CemAir's planes to remain grounded after failed court bid against authority

24 January 2019 - 18:32 By ernest mabuza
CemAir has failed in its bid to overturn the South African Civil Aviation Authority's grounding of its planes.
CemAir has failed in its bid to overturn the South African Civil Aviation Authority's grounding of its planes.
Image: Facebook/CemAir (Pty) Ltd

The high court in Johannesburg has dismissed CemAir’s urgent application to overturn the South African Civil Aviation Authority’s decision earlier this month to stop its planes from taking off.

The aviation authority announced on Thursday that the order against CemAir, with costs, was passed by the court on Wednesday.

The SACAA suspended the airline’s air operator certificates on January 11 following its audit of CemAir between December 21 and 24 last year.
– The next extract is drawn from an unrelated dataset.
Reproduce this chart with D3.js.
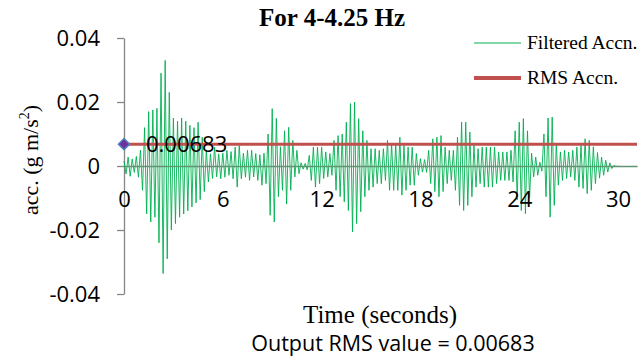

The suspension meant CemAir could not operate as an airline.

The suspension led Cemair to approach the court on an urgent basis to set aside the regulator’s suspension and grounding notice.

The aviation authority said on Thursday the court ruling meant that CemAir’s part 121 and 131 air operator certificates would remain suspended until such time that the airline had adequately addressed the safety concerns or findings uncovered by the SACAA during the recent renewal audit.

The aviation authority also said the court’s ruling paved the way for the SACAA audit team to demand the return of the certificate of airworthiness for the grounded aircraft.

It said the court’s decision also paved the way for the aviation authority to proceed with its intention to recommend to the director of  civil aviation that CemAir’s air operator certificates be revoked.

"The SACAA does not view the Johannesburg High Court’s decision as a victory for the Regulator, but more as a confirmation that the safety of the people will always take precedence when decisions of aviation safety and security are made," the regulator said in a statement.

The regulator said while it respected the rights of operators to ask the courts to review its decisions, it was also of the view that the time spent going to court could be used gainfully by operators to engage genuinely with the operators to ensure compliance with the prescribed civil aviation regulations.

The SACAA however said it was willing and readily available to assist CemAir to comply with the requisite civil aviation prescripts.